● **Task to carry out**: Print only the lines from the top of the data through the line with "10.1, 7.9, 6.0];", both included, skipping every picture.
=== Available data ===
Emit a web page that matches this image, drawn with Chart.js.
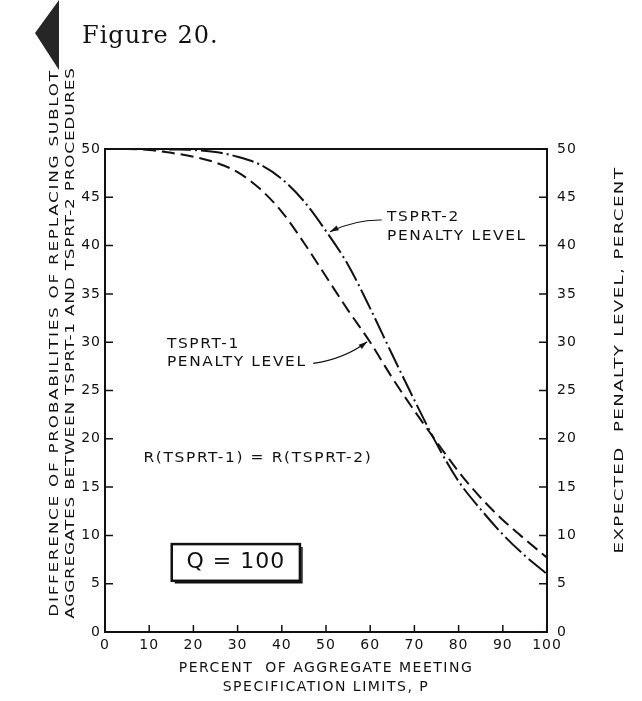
<!DOCTYPE html>
<html>
<head>
<meta charset="utf-8">
<title>Figure 20</title>
<script src="https://cdn.jsdelivr.net/npm/chart.js@4/dist/chart.umd.min.js"></script>
<style>
  html, body { margin: 0; padding: 0; background: #fff; }
  #wrap { width: 642px; height: 701px; }
</style>
</head>
<body>
<div id="wrap"><canvas id="fig20" width="642" height="701"></canvas></div>
<script>
// P, percent of aggregate meeting specification limits
const percentP = [0, 5, 10, 15, 20, 25, 30, 35, 40, 45, 50, 55, 60, 65, 70, 75, 80, 85, 90, 95, 100];
// expected penalty level (percent) for each procedure
const tsprt1Penalty = [50.0, 50.0, 49.9, 49.6, 49.2, 48.6, 47.6, 45.9, 43.5, 40.3, 36.8, 33.3, 30.0, 26.3, 22.9, 19.7, 16.6, 13.9, 11.6, 9.6, 7.7];
const tsprt2Penalty = [50.0, 50.0, 50.0, 49.95, 49.9, 49.7, 49.2, 48.4, 46.9, 44.6, 41.5, 38.0, 33.5, 28.7, 24.0, 19.5, 15.6, 12.7, 10.1, 7.9, 6.0];

const figureTitle = 'Figure 20.';
const leftTitle = ['DIFFERENCE OF PROBABILITIES OF REPLACING SUBLOT', 'AGGREGATES BETWEEN TSPRT-1 AND TSPRT-2 PROCEDURES'];
const rightTitle = 'EXPECTED  PENALTY LEVEL, PERCENT';
const bottomTitle = ['PERCENT  OF AGGREGATE MEETING', 'SPECIFICATION LIMITS, P'];

const ink = '#111';
const sans = "'DejaVu Sans', sans-serif";

Chart.defaults.font.family = sans;
Chart.defaults.font.size = 14;
Chart.defaults.color = ink;

function toPoints(values) {
  return percentP.map((p, i) => ({ x: p, y: values[i] }));
}

// lettering is wide, so text can be stretched along its baseline
function drawLabel(ctx, str, px, py, opt) {
  ctx.save();
  ctx.font = opt.font;
  ctx.letterSpacing = opt.spacing || '0px';
  ctx.textAlign = opt.align || 'left';
  ctx.textBaseline = 'middle';
  ctx.fillStyle = ink;
  ctx.translate(px, py);
  if (opt.rotate) ctx.rotate(opt.rotate);
  if (opt.stretch) ctx.scale(opt.stretch, 1);
  ctx.fillText(str, 0, 0);
  ctx.restore();
}

function arrow(ctx, from, ctrl, to) {
  ctx.beginPath();
  ctx.moveTo(from[0], from[1]);
  ctx.quadraticCurveTo(ctrl[0], ctrl[1], to[0], to[1]);
  ctx.stroke();
  const ang = Math.atan2(to[1] - ctrl[1], to[0] - ctrl[0]);
  ctx.beginPath();
  ctx.moveTo(to[0], to[1]);
  ctx.lineTo(to[0] - 9 * Math.cos(ang - 0.3), to[1] - 9 * Math.sin(ang - 0.3));
  ctx.lineTo(to[0] - 9 * Math.cos(ang + 0.3), to[1] - 9 * Math.sin(ang + 0.3));
  ctx.closePath();
  ctx.fill();
}

// frame, inward ticks, titles and the notes on the plot
const paperDecor = {
  id: 'paperDecor',
  beforeDraw(chart) {
    chart.ctx.letterSpacing = '1px';
  },
  afterDraw(chart) {
    const { ctx, chartArea: a, scales: { x, y, y2 } } = chart;
    const pt = (p, v) => [x.getPixelForValue(p), y.getPixelForValue(v)];

    ctx.save();
    ctx.strokeStyle = ink;
    ctx.fillStyle = ink;
    ctx.lineWidth = 2;
    ctx.strokeRect(a.left, a.top, a.right - a.left, a.bottom - a.top);

    ctx.lineWidth = 1.5;
    ctx.beginPath();
    x.ticks.forEach(t => {
      const px = x.getPixelForValue(t.value);
      ctx.moveTo(px, a.bottom); ctx.lineTo(px, a.bottom - 7);
    });
    y.ticks.forEach(t => {
      const py = y.getPixelForValue(t.value);
      ctx.moveTo(a.left, py); ctx.lineTo(a.left + 8, py);
    });
    y2.ticks.forEach(t => {
      const py = y2.getPixelForValue(t.value);
      ctx.moveTo(a.right, py); ctx.lineTo(a.right - 8, py);
    });
    ctx.stroke();

    // header with the page marker
    ctx.fillStyle = '#262626';
    ctx.beginPath();
    ctx.moveTo(35, 33); ctx.lineTo(59, 0); ctx.lineTo(59, 70); ctx.closePath();
    ctx.fill();
    ctx.fillStyle = ink;
    drawLabel(ctx, figureTitle, 82, 37, { font: "24px 'DejaVu Serif', serif", spacing: '1px' });

    // axis titles
    const titleFont = '13px ' + sans;
    const up = -Math.PI / 2;
    drawLabel(ctx, leftTitle[0], 55, 343, { font: titleFont, spacing: '1.3px', stretch: 1.3, align: 'center', rotate: up });
    drawLabel(ctx, leftTitle[1], 71, 343, { font: titleFont, spacing: '0.6px', stretch: 1.3, align: 'center', rotate: up });
    drawLabel(ctx, rightTitle, 620, 360, { font: titleFont, spacing: '1px', stretch: 1.4, align: 'center', rotate: up });
    const midX = (a.left + a.right) / 2;
    drawLabel(ctx, bottomTitle[0], midX, 668, { font: '14px ' + sans, spacing: '1.5px', align: 'center' });
    drawLabel(ctx, bottomTitle[1], midX, 687, { font: '14px ' + sans, spacing: '1.5px', align: 'center' });

    // curve notes
    const note = { font: '14px ' + sans, spacing: '1.5px', stretch: 1.1 };
    let p = pt(63.8, 42.9);
    drawLabel(ctx, 'TSPRT-2', p[0], p[1], note);
    p = pt(63.8, 41.0);
    drawLabel(ctx, 'PENALTY LEVEL', p[0], p[1], note);
    p = pt(14.0, 29.8);
    drawLabel(ctx, 'TSPRT-1', p[0], p[1], note);
    p = pt(14.0, 27.9);
    drawLabel(ctx, 'PENALTY LEVEL', p[0], p[1], note);
    p = pt(8.7, 18.0);
    drawLabel(ctx, 'R(TSPRT-1) = R(TSPRT-2)', p[0], p[1], note);

    ctx.lineWidth = 1.2;
    arrow(ctx, pt(62.6, 42.65), pt(56.6, 42.7), pt(50.9, 41.44));
    arrow(ctx, pt(47.1, 27.8), pt(54.3, 28.3), pt(59.3, 30.05));

    // Q box
    const b0 = pt(15.1, 9.1), b1 = pt(44.1, 5.3);
    ctx.lineWidth = 2.5;
    ctx.strokeRect(b0[0], b0[1], b1[0] - b0[0], b1[1] - b0[1]);
    ctx.lineWidth = 1.5;
    ctx.beginPath();
    ctx.moveTo(b1[0] + 2, b0[1] + 3); ctx.lineTo(b1[0] + 2, b1[1] + 2); ctx.lineTo(b0[0] + 3, b1[1] + 2);
    ctx.stroke();
    p = pt(29.6, 7.2);
    drawLabel(ctx, 'Q = 100', p[0], p[1], { font: '22px ' + sans, spacing: '1px', align: 'center' });

    ctx.restore();
  }
};

const axisTicks = { stepSize: 5, color: ink, font: { size: 14 } };

new Chart(document.getElementById('fig20'), {
  type: 'line',
  data: {
    datasets: [
      {
        label: 'TSPRT-1',
        data: toPoints(tsprt1Penalty),
        borderColor: ink,
        borderWidth: 2,
        borderDash: [13, 6],
        pointRadius: 0,
        cubicInterpolationMode: 'monotone',
        fill: false
      },
      {
        label: 'TSPRT-2',
        data: toPoints(tsprt2Penalty),
        borderColor: ink,
        borderWidth: 2,
        borderDash: [22, 4, 2, 4],
        pointRadius: 0,
        cubicInterpolationMode: 'monotone',
        fill: false
      }
    ]
  },
  options: {
    responsive: false,
    animation: false,
    devicePixelRatio: 1,
    layout: { padding: { top: 149, left: 0, right: 0, bottom: 0 } },
    plugins: {
      legend: { display: false },
      tooltip: { enabled: false }
    },
    scales: {
      x: {
        type: 'linear',
        min: 0,
        max: 100,
        ticks: { stepSize: 10, color: ink, padding: 5, maxRotation: 0, font: { size: 14 } },
        grid: { display: false, drawTicks: false },
        border: { display: false },
        afterFit: s => { s.height = 69; }
      },
      y: {
        position: 'left',
        min: 0,
        max: 50,
        ticks: { ...axisTicks, padding: 4 },
        grid: { display: false, drawTicks: false },
        border: { display: false },
        afterFit: s => { s.width = 105; }
      },
      y2: {
        position: 'right',
        min: 0,
        max: 50,
        ticks: { ...axisTicks, padding: 10 },
        grid: { display: false, drawTicks: false },
        border: { display: false },
        afterFit: s => { s.width = 95; }
      }
    }
  },
  plugins: [paperDecor]
});
</script>
</body>
</html>
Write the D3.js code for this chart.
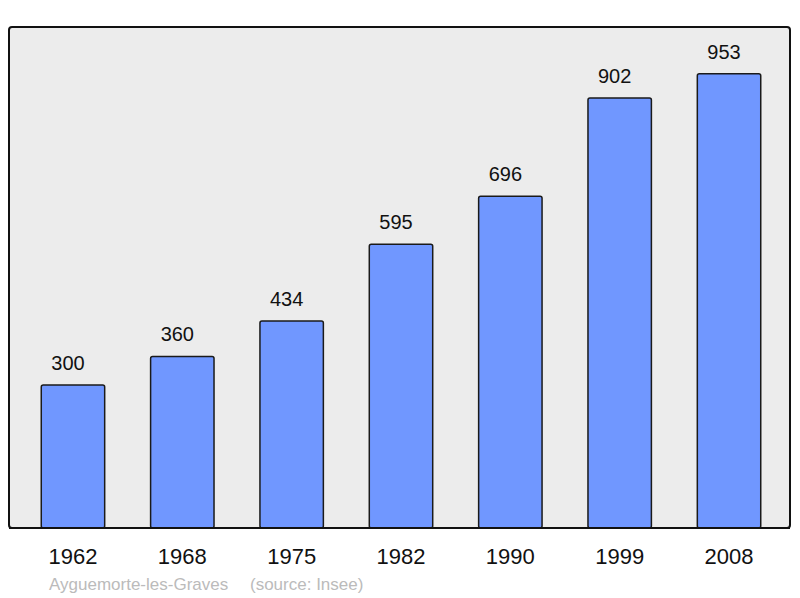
<!DOCTYPE html>
<html>
<head>
<meta charset="utf-8">
<script src="https://cdn.jsdelivr.net/npm/d3@7"></script>
<style>
  body { margin: 0; background: #fff; }
  text { font-family: "Liberation Sans", Arial, sans-serif; }
</style>
</head>
<body>
<div id="chart"></div>
<script>
// data
var years = ["1962", "1968", "1975", "1982", "1990", "1999", "2008"];
var population = [300, 360, 434, 595, 696, 902, 953];

var svgWidth = 800;
var svgHeight = 598;

var frame = { left: 9, top: 27, right: 790, bottom: 528 };

var svg = d3.select("#chart").append("svg")
  .attr("width", svgWidth)
  .attr("height", svgHeight);

// background frame
svg.append("rect")
  .attr("x", frame.left)
  .attr("y", frame.top)
  .attr("width", frame.right - frame.left)
  .attr("height", frame.bottom - frame.top)
  .attr("rx", 3)
  .attr("fill", "#ececec")
  .attr("stroke", "#111")
  .attr("stroke-width", 2);

var xScale = d3.scaleBand()
  .domain(years)
  .range([18.3, 783.7])
  .paddingInner(0.42)
  .paddingOuter(0.21);

var yScale = d3.scaleLinear()
  .domain([0, 1051])
  .range([frame.bottom, frame.top]);

// bars
svg.selectAll(".bar")
  .data(population)
  .enter()
  .append("rect")
  .attr("class", "bar")
  .attr("x", (d, i) => xScale(years[i]))
  .attr("y", d => yScale(d))
  .attr("width", xScale.bandwidth())
  .attr("height", d => yScale(0) - yScale(d))
  .attr("rx", 2)
  .attr("fill", "#7097ff")
  .attr("stroke", "#1a1a1a")
  .attr("stroke-width", 1.5);

// redraw bottom edge of frame over bars
svg.append("line")
  .attr("x1", frame.left)
  .attr("x2", frame.right)
  .attr("y1", frame.bottom)
  .attr("y2", frame.bottom)
  .attr("stroke", "#111")
  .attr("stroke-width", 2);

// value labels (sit a little left of bar centre, as in the original)
svg.selectAll(".value")
  .data(population)
  .enter()
  .append("text")
  .attr("class", "value")
  .attr("x", (d, i) => xScale(years[i]) + xScale.bandwidth() / 2 - 5)
  .attr("y", d => yScale(d) - 15)
  .attr("text-anchor", "middle")
  .attr("font-size", "20px")
  .attr("fill", "#111")
  .text(d => d);

// year axis labels
var xAxis = d3.axisBottom(xScale).tickSize(0).tickPadding(0);
var axisG = svg.append("g")
  .attr("transform", `translate(0, ${frame.bottom})`)
  .call(xAxis);
axisG.select(".domain").remove();
axisG.selectAll("text")
  .attr("dy", null)
  .attr("y", 36)
  .attr("font-size", "22px")
  .attr("font-family", "Liberation Sans, Arial, sans-serif")
  .attr("fill", "#111");

// footer
svg.append("text")
  .attr("x", 49)
  .attr("y", 590)
  .attr("font-size", "17px")
  .attr("fill", "#bbb")
  .text("Ayguemorte-les-Graves");

svg.append("text")
  .attr("x", 250)
  .attr("y", 590)
  .attr("font-size", "17px")
  .attr("fill", "#bbb")
  .text("(source: Insee)");
</script>
</body>
</html>
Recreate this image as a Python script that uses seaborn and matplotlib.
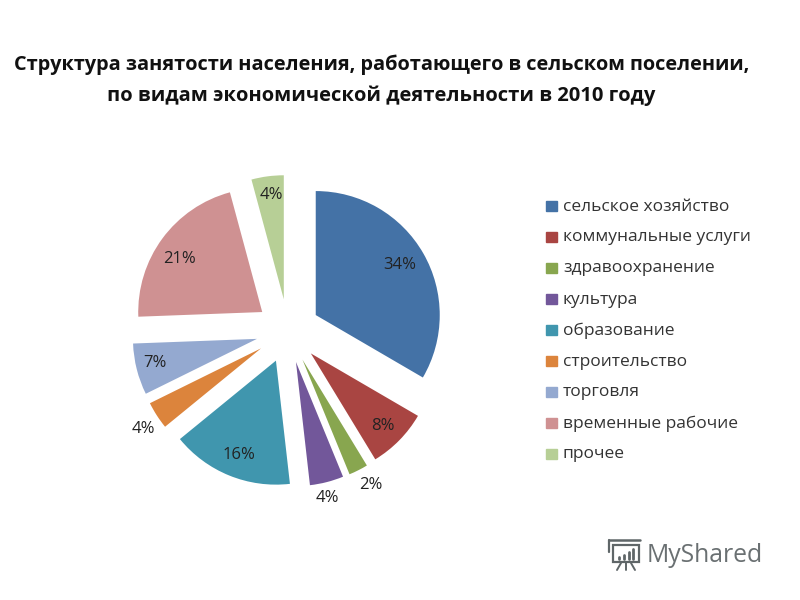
import seaborn as sb
import matplotlib.pyplot as plt
from matplotlib.patches import Rectangle, Polygon
from matplotlib.lines import Line2D

categories = ["сельское хозяйство", "коммунальные услуги", "здравоохранение", "культура",
              "образование", "строительство", "торговля", "временные рабочие", "прочее"]
# slice sizes, the printed labels are rounded
values = [33.4, 7.9, 2.5, 4.4, 15.9, 3.6, 6.7, 21.4, 4.2]
labels = ["34%", "8%", "2%", "4%", "16%", "4%", "7%", "21%", "4%"]
colors = ["#4472a6", "#a94542", "#88a64f", "#72579a", "#4096ae", "#dc843c", "#94a9d0", "#cf9192", "#b7cf96"]

sb.set_style("white")
plt.rcParams['font.family'] = ['Open Sans', 'DejaVu Sans']


def fx(px):
    return px / 800


def fy(py):
    return 1 - py / 600


fig = plt.figure(figsize=(8, 6), dpi=100)

# pie centre at pixel (288, 331), radius 124 px
ax = fig.add_axes([fx(288 - 186), fy(331 + 186), 372 / 800, 372 / 600])
ax.pie(values, colors=colors, explode=[0.258] * len(values), startangle=90, counterclock=False,
       radius=1.0, wedgeprops={"linewidth": 0})
ax.set_xlim(-1.5, 1.5)
ax.set_ylim(-1.5, 1.5)
ax.axis("off")

fig.text(fx(382), fy(65), "Структура занятости населения, работающего в сельском поселении,",
         ha="center", va="center", fontsize=14.3, fontweight="bold", color="#111111")
fig.text(fx(381.5), fy(96), "по видам экономической деятельности в 2010 году",
         ha="center", va="center", fontsize=14.5, fontweight="bold", color="#111111")

label_px = [(400, 265), (383, 426), (371, 485), (327, 498), (239, 455), (143, 429), (155, 363), (179, 259), (271, 195)]
for t, (px, py) in zip(labels, label_px):
    fig.text(fx(px), fy(py), t, ha="center", va="center", fontsize=12, color="#222222")

for i, (c, col) in enumerate(zip(categories, colors)):
    y = 206 + i * 31
    fig.add_artist(Rectangle((fx(546), fy(y + 5)), 11 / 800, 10 / 600, color=col, transform=fig.transFigure))
    fig.text(fx(563), fy(y + 0.5), c, ha="left", va="center", fontsize=12.5, color="#333333")

# logo
logo = "#5f6668"
fig.text(fx(647), fy(555), "MyShared", ha="left", va="center", fontsize=17.8, color="#6a7072")
fig.add_artist(Polygon([(fx(613), fy(545)), (fx(639), fy(545)), (fx(639), fy(562)), (fx(613), fy(562))],
                       closed=True, fill=False, edgecolor=logo, linewidth=1.6, transform=fig.transFigure))
fig.add_artist(Line2D([fx(609), fx(640)], [fy(540), fy(540)], color=logo, linewidth=1.8, transform=fig.transFigure))
fig.add_artist(Line2D([fx(609), fx(609)], [fy(540), fy(552)], color=logo, linewidth=1.6, transform=fig.transFigure))
for x0, top in [(619, 557), (624, 555), (629, 552), (633, 549)]:
    fig.add_artist(Line2D([fx(x0), fx(x0)], [fy(559), fy(top)], color=logo, linewidth=2, transform=fig.transFigure))
for x0, x1 in [(621, 617), (626, 626), (631, 635)]:
    fig.add_artist(Line2D([fx(x0), fx(x1)], [fy(563), fy(570)], color=logo, linewidth=1.4, transform=fig.transFigure))

fig.savefig("out.png", dpi=100)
===
● **The answer**:
Emit a web page that matches this image, drawn with Chart.js.
<!DOCTYPE html>
<html>
<head>
<meta charset="utf-8">
<title>Figure 20</title>
<script src="https://cdn.jsdelivr.net/npm/chart.js@4/dist/chart.umd.min.js"></script>
<style>
  html, body { margin: 0; padding: 0; background: #fff; }
  #wrap { width: 642px; height: 701px; }
</style>
</head>
<body>
<div id="wrap"><canvas id="fig20" width="642" height="701"></canvas></div>
<script>
// P, percent of aggregate meeting specification limits
const percentP = [0, 5, 10, 15, 20, 25, 30, 35, 40, 45, 50, 55, 60, 65, 70, 75, 80, 85, 90, 95, 100];
// expected penalty level (percent) for each procedure
const tsprt1Penalty = [50.0, 50.0, 49.9, 49.6, 49.2, 48.6, 47.6, 45.9, 43.5, 40.3, 36.8, 33.3, 30.0, 26.3, 22.9, 19.7, 16.6, 13.9, 11.6, 9.6, 7.7];
const tsprt2Penalty = [50.0, 50.0, 50.0, 49.95, 49.9, 49.7, 49.2, 48.4, 46.9, 44.6, 41.5, 38.0, 33.5, 28.7, 24.0, 19.5, 15.6, 12.7, 10.1, 7.9, 6.0];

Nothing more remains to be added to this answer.